One of the hotter topics within the wider discussion of the Biden administration’s future tax policy is how to generate more taxes from revenues corporations produce outside the United States.
The Trump administration led this movement as the Tax Cuts and Jobs Act (TCJA) introduced several new rules for taxing the foreign profits of U.S. multinationals, including rules related to Global Intangible Low Tax Income (GILTI) that result in a minimum tax of 10.5% on foreign profits. The Biden administration, led by Treasury Secretary Janet Yellen and many Democratic members of Congress, wants to make some material changes to the GILTI tax standards, and policymakers are busy assessing the tax ramifications that may burden corporations.
According to the Tax Foundation, GILTI is generally defined as profits above a 10% return on foreign tangible assets like equipment, buildings and machinery. Companies whose foreign profits are mainly from intellectual property (IP) are not likely to have many tangible assets and are thus more likely to have their income taxed under GILTI.
The tax burden on GILTI was intended to fall on profits from intangible assets, such as patents, that U.S. companies hold abroad, but the policy has come to have much wider implications — affecting not just information technology businesses but also multinational companies in the manufacturing industry and other non-agricultural industries.
Within the new infrastructure bill being pushed, the Senate Finance Committee released the new version of a “GILTI Framework.” Janet Yellen expressed support for President Biden’s international tax policy proposals and reported that she is working with other G-20 nations to agree to a global minimum corporate tax rate.
GILTI was designed to have a lower effective tax rate to avoid full double taxation of foreign earnings, but U.S. businesses that pay both foreign taxes and taxes on GILTI are subject to two layers of tax. Additional foreign tax rules can mean much higher effective tax rates on GILTI that could approach 20%.
The Biden blueprint for corporate taxes was reinforced by Yellen last week.
Yellen stated, “Together we can use a global minimum tax to make sure the global economy thrives based on a more level playing field in the taxation of multinational corporations and spurs innovation, growth and prosperity.”

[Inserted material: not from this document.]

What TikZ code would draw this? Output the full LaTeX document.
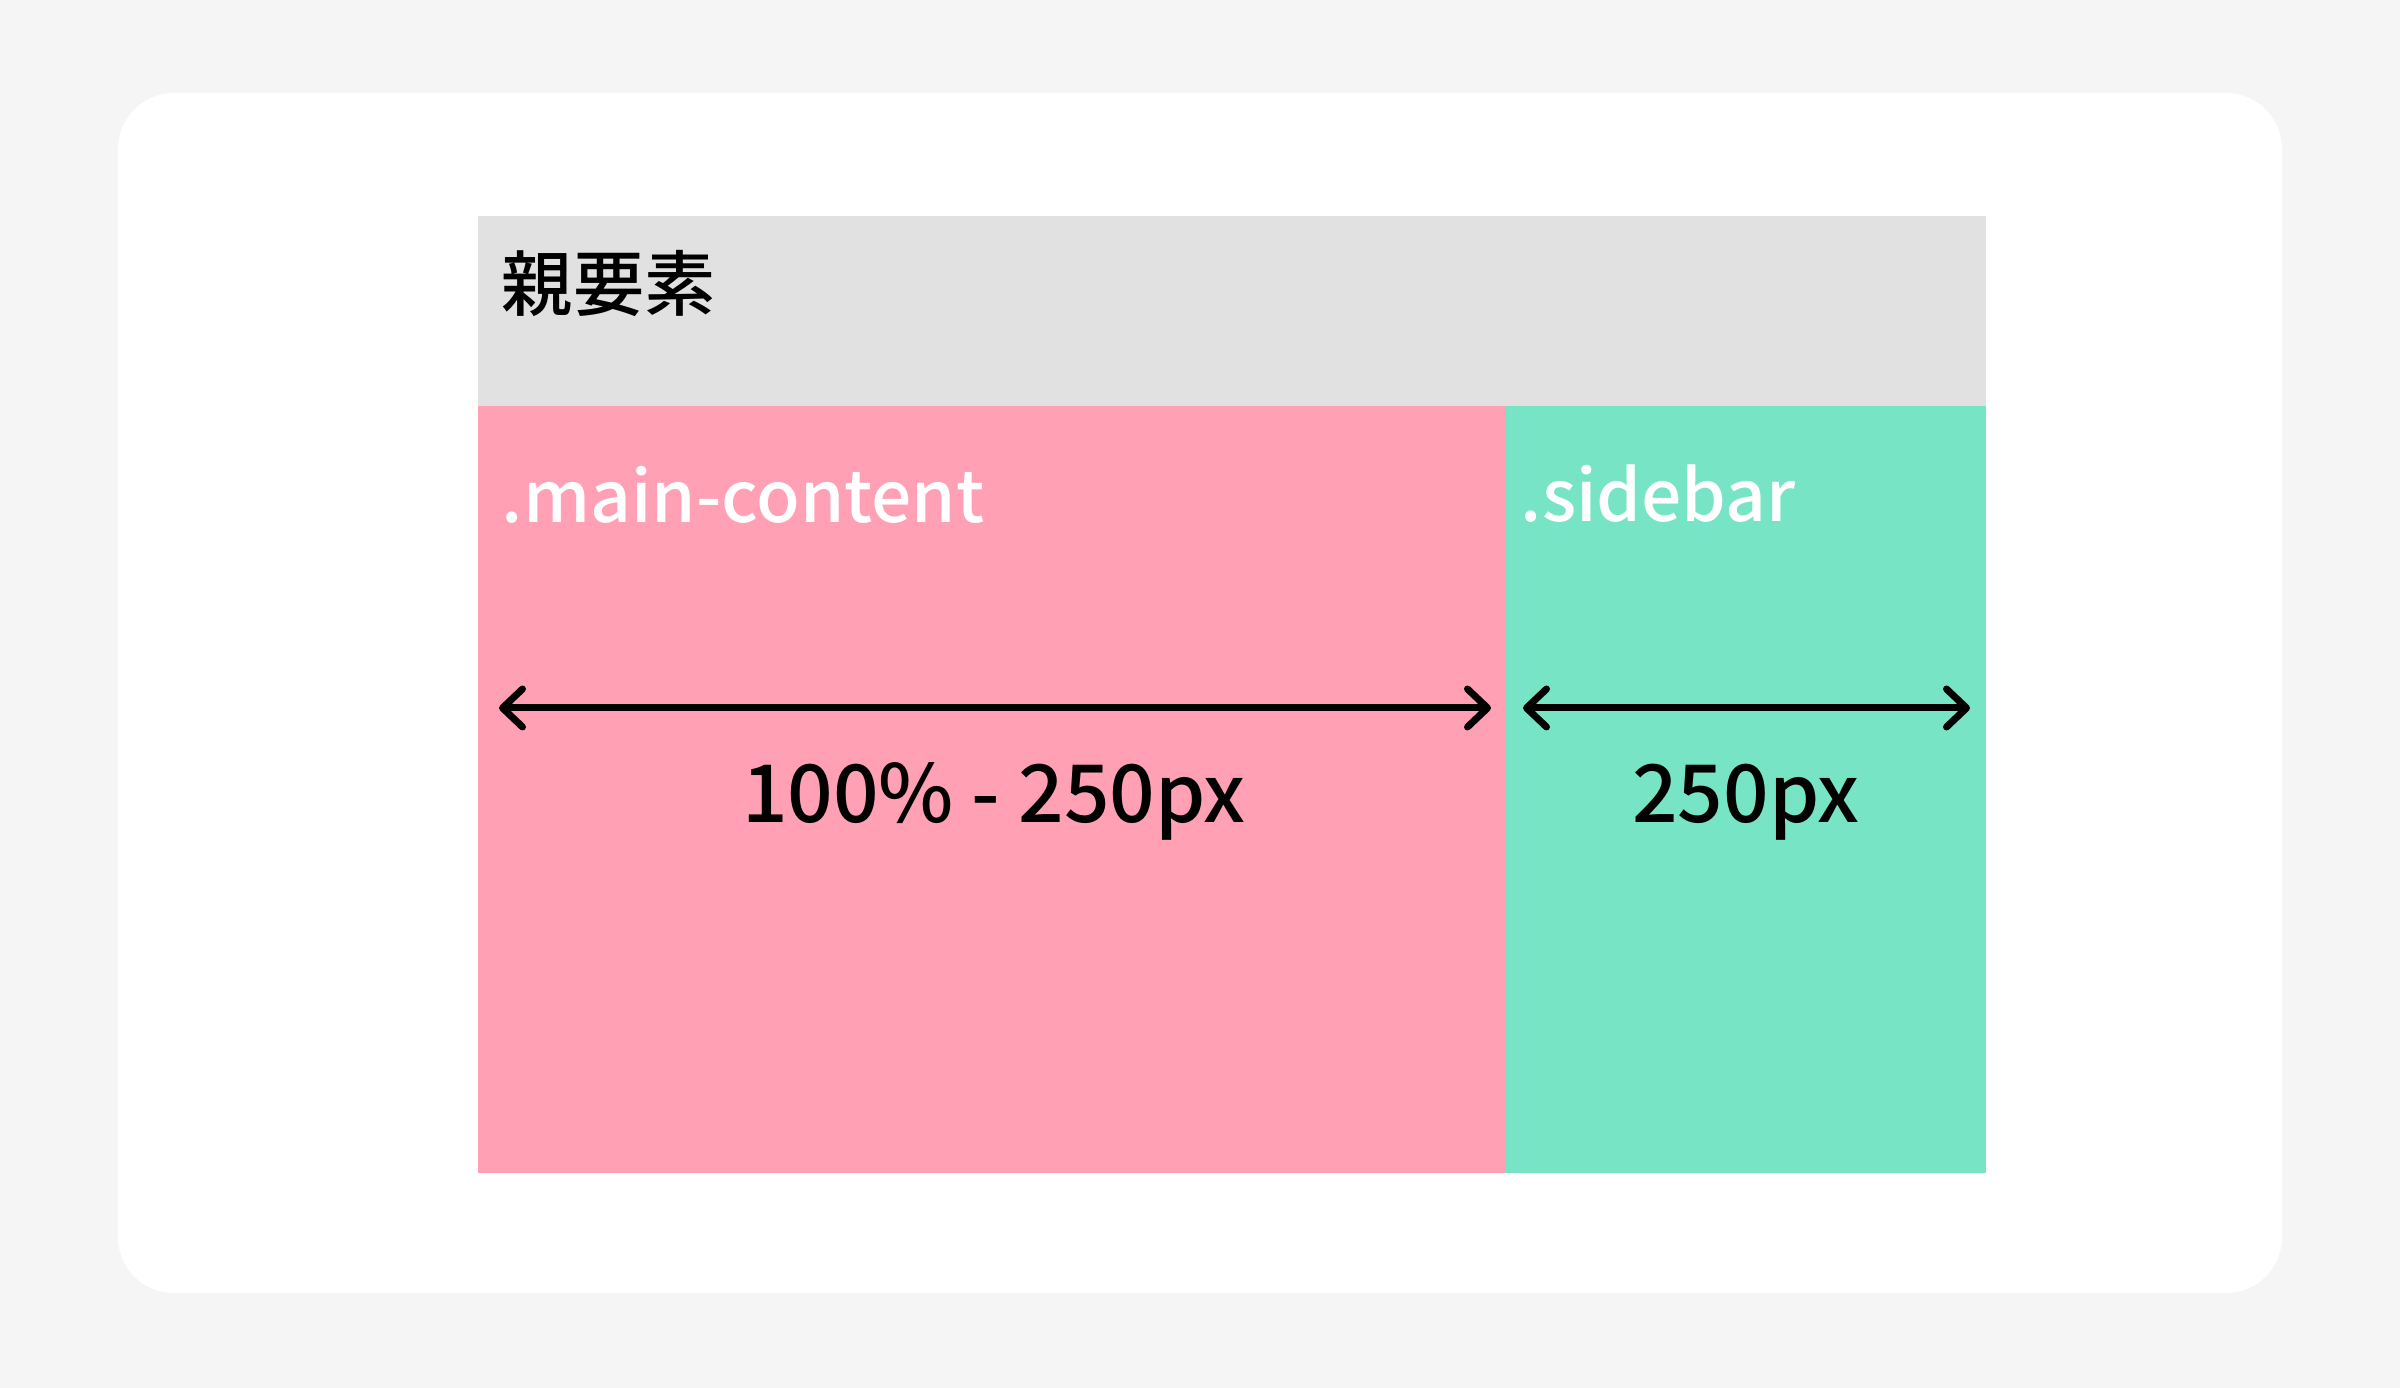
\documentclass[tikz,border=0pt]{standalone}
\usepackage{fontspec}
\setmainfont{Noto Sans CJK JP}[UprightFont={* Medium}, BoldFont={* Bold}]
\usetikzlibrary{arrows.meta}
\definecolor{bgc}{HTML}{F5F5F5}
\definecolor{parentc}{HTML}{E1E1E1}
\definecolor{mainc}{HTML}{FFA0B4}
\definecolor{sidec}{HTML}{77E5C5}
\tikzset{
  box/.style={draw=none, inner sep=0pt, outer sep=0pt},
  lbl/.style={inner sep=0pt, anchor=base west, text=white, font=\fontsize{17.8pt}{21pt}\selectfont},
  meas/.style={inner sep=0pt, anchor=base, text=black, font=\fontsize{20pt}{24pt}\selectfont},
  dim/.style={line width=1.75pt, {Straight Barb[length=5pt,width=9.5pt,line cap=round,line join=round]}-{Straight Barb[length=5pt,width=9.5pt,line cap=round,line join=round]}}
}
\begin{document}
\begin{tikzpicture}[x=0.25pt,y=-0.25pt]
\fill[bgc] (0,0) rectangle (2400,1388);
\useasboundingbox (0,0) rectangle (2400,1388);
\fill[white, rounded corners=14pt] (118,93) rectangle (2282,1293);
\node[box, fill=parentc, minimum width=377pt, minimum height=47.5pt, anchor=north west] (parent) at (478,216) {};
\node[box, fill=mainc, minimum width=257pt, minimum height=191.75pt, anchor=north west] (main) at (478,406) {};
\node[box, fill=sidec, minimum width=120pt, minimum height=191.75pt, anchor=north west] (side) at (1506,406) {};
\node[inner sep=0pt, anchor=west, font=\fontsize{17.8pt}{21pt}\selectfont] (ptxt) at (501,284) {親要素};
\node[lbl] (mtxt) at (501,523) {.main-content};
\node[lbl] (stxt) at (1520,522) {.sidebar};
\coordinate (a1) at (499,708);
\coordinate (a2) at (1491,708);
\coordinate (b1) at (1523,708);
\coordinate (b2) at (1970,708);
\draw[dim] (a1) -- (a2);
\draw[dim] (b1) -- (b2);
\node[meas] (mm) at (994,823) {100\% - 250px};
\node[meas] (sm) at (1746,823) {250px};
\end{tikzpicture}
\end{document}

Biden has called for increasing the domestic corporate tax rate from 21% to 28% and he is also seeking a doubling of the current 10.5% minimum tax on foreign profits to 21%.
Yellen aims to advance Biden’s goals by forging international agreement on a minimum tax and leveraging negotiations through the Organization for Economic Cooperation and Development on altering cross-border tax rules in the increasingly digitized worldwide economy. More attention for this agenda will be forthcoming this week at the annual International Monetary Fund and World Bank spring meetings where Yellen will be a key participant. This trend pivots entirely against the Trump administration’s position to move away from multilateralism in economics so as to not allow China more room for creating even greater leverage within large global governing organizations.
Critics of the proposal say a global minimum corporate tax rate will harm workers, who will feel the pain if corporations are forced to pay more in taxes. “It is hard to see how raising the corporate income tax, the burden of which will be ultimately shouldered by workers and shareholders, will do to help with inequality,” said Veronique de Rugy, senior research fellow at the Mercatus Center at George Mason University.
“Also, raising corporate costs will lead to less investment in fixed assets and that helps no one considering the private sector is the driver of ownership in infrastructure and investment in infrastructure,” she added.
To summarize, Biden’s proposal for increasing taxes on domestic and foreign income would raise the amount of money collected from corporations by 38%, according to the Cato Institute. Cato’s director of tax policy studies warned that raising the tax rate in the United States will cause American corporations to move their profits and investments abroad and slash costs.
A net increase of 38% is pretty severe, and I personally don’t think it has much of a chance of materializing once lobbying efforts are in full swing. Maybe striking the right balance is where the final tax package will land. Raising the domestic rate from 21% to 24% and the GILTI tax from 10.5% to 21% would reduce the incentive to move operations offshore.
It is all targeted to pay for Biden’s $2.25 trillion infrastructure plan, and if it doesn’t come from corporations, then it will come from other sources in the form of higher individual income taxes, eliminating qualified dividends, eliminating step-up basis for estates, taxing unrealized capital gains, applying new gas/carbon taxes and possibly imposing a national value-added tax (VAT) tax at some point. The United States is the only major country in the world without a VAT in place.
Whatever the endgame is for policymakers, taxes for corporations and for individuals are about to rise by varying degrees. To date, the stock market has paid no attention to this soon-to-come reality, instead opting to focus on Fed quantitative easing and Congressional stimulus. At some point, it would seem this transformational change in tax policies will matter to the stock market, but then again, maybe not.